PROBLEM TO WORK ON:
Please transcribe the listing below in full and word for word, without its pictures.

━━━━━━━━━━━━━━━━

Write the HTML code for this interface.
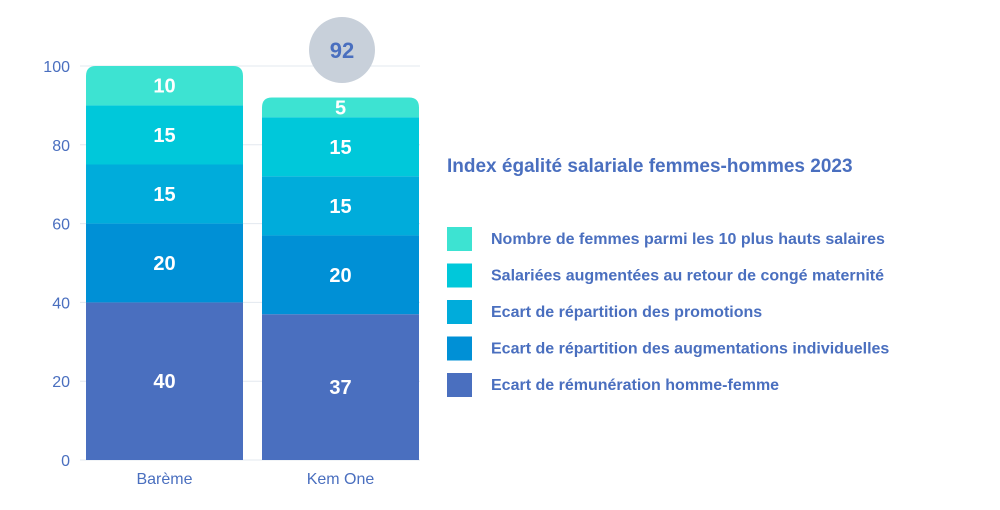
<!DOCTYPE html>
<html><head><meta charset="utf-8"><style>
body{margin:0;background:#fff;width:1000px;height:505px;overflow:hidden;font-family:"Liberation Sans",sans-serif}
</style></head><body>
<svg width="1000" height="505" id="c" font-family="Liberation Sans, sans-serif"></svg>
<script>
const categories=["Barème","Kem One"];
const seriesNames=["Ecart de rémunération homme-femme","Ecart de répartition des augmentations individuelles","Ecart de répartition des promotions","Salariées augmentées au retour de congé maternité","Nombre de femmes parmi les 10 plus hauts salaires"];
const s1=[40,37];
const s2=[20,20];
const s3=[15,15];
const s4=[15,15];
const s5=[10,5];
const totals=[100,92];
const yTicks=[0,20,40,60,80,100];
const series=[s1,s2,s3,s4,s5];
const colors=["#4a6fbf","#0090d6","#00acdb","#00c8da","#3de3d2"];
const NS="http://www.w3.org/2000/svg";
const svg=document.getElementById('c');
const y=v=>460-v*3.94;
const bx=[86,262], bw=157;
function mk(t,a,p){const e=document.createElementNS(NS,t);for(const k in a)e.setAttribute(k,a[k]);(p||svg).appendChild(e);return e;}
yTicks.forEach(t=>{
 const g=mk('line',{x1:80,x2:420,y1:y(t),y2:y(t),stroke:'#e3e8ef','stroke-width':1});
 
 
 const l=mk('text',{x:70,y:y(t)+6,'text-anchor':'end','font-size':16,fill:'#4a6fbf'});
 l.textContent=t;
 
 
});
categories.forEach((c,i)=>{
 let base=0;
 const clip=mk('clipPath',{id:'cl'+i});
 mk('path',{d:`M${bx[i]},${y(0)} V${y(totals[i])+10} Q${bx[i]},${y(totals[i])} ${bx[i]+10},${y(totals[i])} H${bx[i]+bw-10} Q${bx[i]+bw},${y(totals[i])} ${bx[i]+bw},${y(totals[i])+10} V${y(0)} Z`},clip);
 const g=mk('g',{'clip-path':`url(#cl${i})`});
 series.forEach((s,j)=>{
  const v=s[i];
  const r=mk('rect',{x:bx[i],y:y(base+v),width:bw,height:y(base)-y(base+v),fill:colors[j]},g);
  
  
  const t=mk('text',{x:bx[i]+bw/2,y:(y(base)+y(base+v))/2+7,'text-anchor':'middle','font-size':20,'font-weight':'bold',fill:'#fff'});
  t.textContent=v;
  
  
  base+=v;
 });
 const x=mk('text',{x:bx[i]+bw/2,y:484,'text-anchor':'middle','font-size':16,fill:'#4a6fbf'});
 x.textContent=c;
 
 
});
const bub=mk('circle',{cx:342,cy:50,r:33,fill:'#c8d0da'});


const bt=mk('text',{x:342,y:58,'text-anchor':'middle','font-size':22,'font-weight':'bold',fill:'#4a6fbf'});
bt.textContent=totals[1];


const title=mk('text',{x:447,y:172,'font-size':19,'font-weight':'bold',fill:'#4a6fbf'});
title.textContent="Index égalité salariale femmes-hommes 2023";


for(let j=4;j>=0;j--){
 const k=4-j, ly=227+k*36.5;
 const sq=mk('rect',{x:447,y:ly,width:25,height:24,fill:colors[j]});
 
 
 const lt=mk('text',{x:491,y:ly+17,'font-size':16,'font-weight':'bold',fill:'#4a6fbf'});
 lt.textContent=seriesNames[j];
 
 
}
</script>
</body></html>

━━━━━━━━━━━━━━━━

ANSWER BELOW:
Write the HTML code for this interface.
<!DOCTYPE html>
<html><head><meta charset="utf-8"><style>
body{margin:0;background:#fff;width:1000px;height:505px;overflow:hidden;font-family:"Liberation Sans",sans-serif}
</style></head><body>
<svg width="1000" height="505" id="c" font-family="Liberation Sans, sans-serif"></svg>
<script>
const categories=["Barème","Kem One"];
const seriesNames=["Ecart de rémunération homme-femme","Ecart de répartition des augmentations individuelles","Ecart de répartition des promotions","Salariées augmentées au retour de congé maternité","Nombre de femmes parmi les 10 plus hauts salaires"];
const s1=[40,37];
const s2=[20,20];
const s3=[15,15];
const s4=[15,15];
const s5=[10,5];
const totals=[100,92];
const yTicks=[0,20,40,60,80,100];
const series=[s1,s2,s3,s4,s5];
const colors=["#4a6fbf","#0090d6","#00acdb","#00c8da","#3de3d2"];
const NS="http://www.w3.org/2000/svg";
const svg=document.getElementById('c');
const y=v=>460-v*3.94;
const bx=[86,262], bw=157;
function mk(t,a,p){const e=document.createElementNS(NS,t);for(const k in a)e.setAttribute(k,a[k]);(p||svg).appendChild(e);return e;}
yTicks.forEach(t=>{
 const g=mk('line',{x1:80,x2:420,y1:y(t),y2:y(t),stroke:'#e3e8ef','stroke-width':1});
 
 
 const l=mk('text',{x:70,y:y(t)+6,'text-anchor':'end','font-size':16,fill:'#4a6fbf'});
 l.textContent=t;
 
 
});
categories.forEach((c,i)=>{
 let base=0;
 const clip=mk('clipPath',{id:'cl'+i});
 mk('path',{d:`M${bx[i]},${y(0)} V${y(totals[i])+10} Q${bx[i]},${y(totals[i])} ${bx[i]+10},${y(totals[i])} H${bx[i]+bw-10} Q${bx[i]+bw},${y(totals[i])} ${bx[i]+bw},${y(totals[i])+10} V${y(0)} Z`},clip);
 const g=mk('g',{'clip-path':`url(#cl${i})`});
 series.forEach((s,j)=>{
  const v=s[i];
  const r=mk('rect',{x:bx[i],y:y(base+v),width:bw,height:y(base)-y(base+v),fill:colors[j]},g);
  
  
  const t=mk('text',{x:bx[i]+bw/2,y:(y(base)+y(base+v))/2+7,'text-anchor':'middle','font-size':20,'font-weight':'bold',fill:'#fff'});
  t.textContent=v;
  
  
  base+=v;
 });
 const x=mk('text',{x:bx[i]+bw/2,y:484,'text-anchor':'middle','font-size':16,fill:'#4a6fbf'});
 x.textContent=c;
 
 
});
const bub=mk('circle',{cx:342,cy:50,r:33,fill:'#c8d0da'});


const bt=mk('text',{x:342,y:58,'text-anchor':'middle','font-size':22,'font-weight':'bold',fill:'#4a6fbf'});
bt.textContent=totals[1];


const title=mk('text',{x:447,y:172,'font-size':19,'font-weight':'bold',fill:'#4a6fbf'});
title.textContent="Index égalité salariale femmes-hommes 2023";


for(let j=4;j>=0;j--){
 const k=4-j, ly=227+k*36.5;
 const sq=mk('rect',{x:447,y:ly,width:25,height:24,fill:colors[j]});
 
 
 const lt=mk('text',{x:491,y:ly+17,'font-size':16,'font-weight':'bold',fill:'#4a6fbf'});
 lt.textContent=seriesNames[j];
 
 
}
</script>
</body></html>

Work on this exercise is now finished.